So again, we’re back to completions, though we’re going to go through it quickly. Except this time we have a field {F} with an absolute value {\left \lvert . \right \rvert} like the rationals with the usual absolute value.

 Completions   

Definition 1 The completion {\hat{F}} of {F} is defined as the set of equivalence classes of Cauchy sequences: 

  • A Cauchy sequence {\{x_n\}} satisfies {\left \lvert {x_n-x_m} \right \rvert \rightarrow 0} as {n,m \rightarrow \infty}.
  • Two Cauchy sequences {\{x_n\},\{y_n\}} are equivalent if {\left \lvert {x_n-y_m} \right \rvert \rightarrow 0} as {n \rightarrow \infty}

 

First off, {\hat{F}} is a field, since we can add or multiply Cauchy sequences termwise; division is also allowable if the sequence stays away from zero. There is a bit of justification to check here, but it is straighforward. Also, {F} had an absolute value, so we want to put on on {\hat{F}}. If {\{x_n\} \in \hat{F}}, define {\left \lvert\{ x_n\} \right \lvert := \lim \left \lvert x_n \right \rvert}. Third, there is a natural map {F \rightarrow \hat{F}} and the image of {F} is dense.

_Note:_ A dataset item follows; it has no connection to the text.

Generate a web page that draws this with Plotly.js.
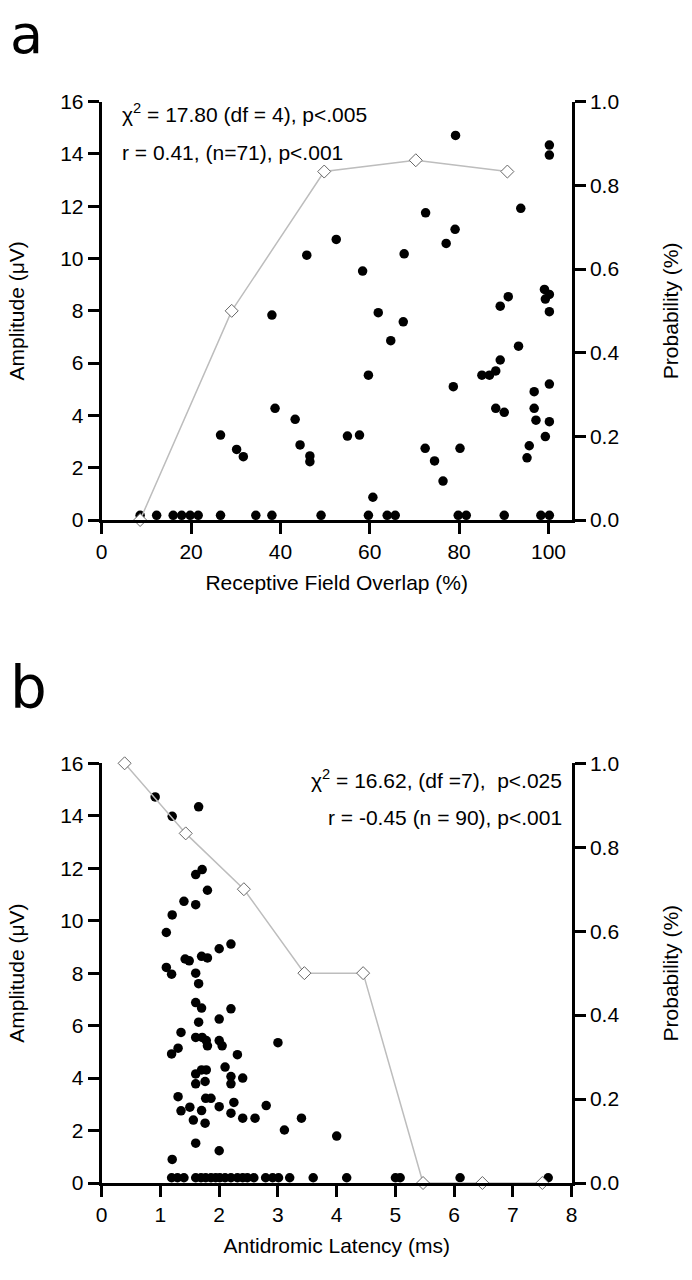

There are several important examples of this, of which the most basic are:

Example 1 The completion of {\mathbb{Q}} with respect to the usual absolute value is the real numbers.  

Example 2 The completion of {\mathbb{Q}} with respect to the {p}-adic absolute value is the {p}-adic numbers {\mathbb{Q}_p} 

The second case is more representative of what we care about: completions with respect to nonarchimedean (especially discrete) valuations. By the general criterion (testing that integers have absolute value at most 1), completions preserve nonarchimedeanness. Next, here is a frequently used lemma about nonarchimedean fields: 

Lemma 2 Let {F} be a field with a nonarchimedean absolute value {\left \lvert . \right \lvert }. Then if {x, y \in F} and {\left \lvert{x-y} \right \lvert < \left \lvert x \right \lvert }, then {\left \lvert x \right \lvert = \left \lvert y \right \lvert }.

(Two elements very close together have the same absolute value. Or, any disk in a nonarchimedean field has each interior point as a center.)

Indeed, {\left \lvert y \right \lvert = \left \lvert(y-x) + x \right \lvert \leq \max( \left \lvert x-y \right \lvert , \left \lvert x \right \lvert ) = \left \lvert x \right \lvert }. Similarly {\left \lvert x \right \rvert = \left \lvert(x-y) + y \right \lvert \leq \max( \left \lvert x-y \right \rvert , \left \lvert y \right \lvert )}, and since {\left \lvert x \right \rvert > \left \lvert x-y \right \rvert} we can write in the second {\left \lvert x \right \rvert \leq \left \lvert y \right \rvert}.

Corollary 3 If {\left \lvert . \right \rvert} is discrete on {F}, it is discrete on {\hat{F}}.

Indeed, if {V \subset \mathbb{R}^+} is the value group (absolute values of nonzero elments) of {F}, then it is the value group of {\hat{F}} since {F} is dense in {\hat{F}}

Completions of Rings  

Now, time to connect this idea of completion with the previous one.

Take a field {F} with a discrete valuation {\left \lvert . \right \rvert} and its completion {\hat{F}}. We can take the ring of integers {R \subset F} and {\hat{R} \subset \hat{F}}, and their maximal ideals {\mathfrak{m}, \hat{\mathfrak{m}}}.

I claim that {\hat{R}} is the completion of {R} with respect to the {\mathfrak{m}}-adic topology. This follows because {\hat{R}} consists of equivalence classes of sequences {\{x_n\}} of elements of {F}, the limit of whose absolute values {\left \lvert x_n \right \rvert} is {\leq 1}. This means from some point on, the {\left \lvert x_n \right \rvert \leq 1} by discreteness, so wlog all the {x_n \in R}. This is just the definition of an element of the completion of {R}. I leave the remaining details to the reader.

(To avoid discreteness, for sequences {\{x_n\}} with {\left \lvert x_n \right \rvert \rightarrow 1} that do not go into {R}, replace it by the equivalent {\{ x_n/\left \lvert x_n \right \lvert \}}—this way one replaces it with a sequence that lies in {R}.)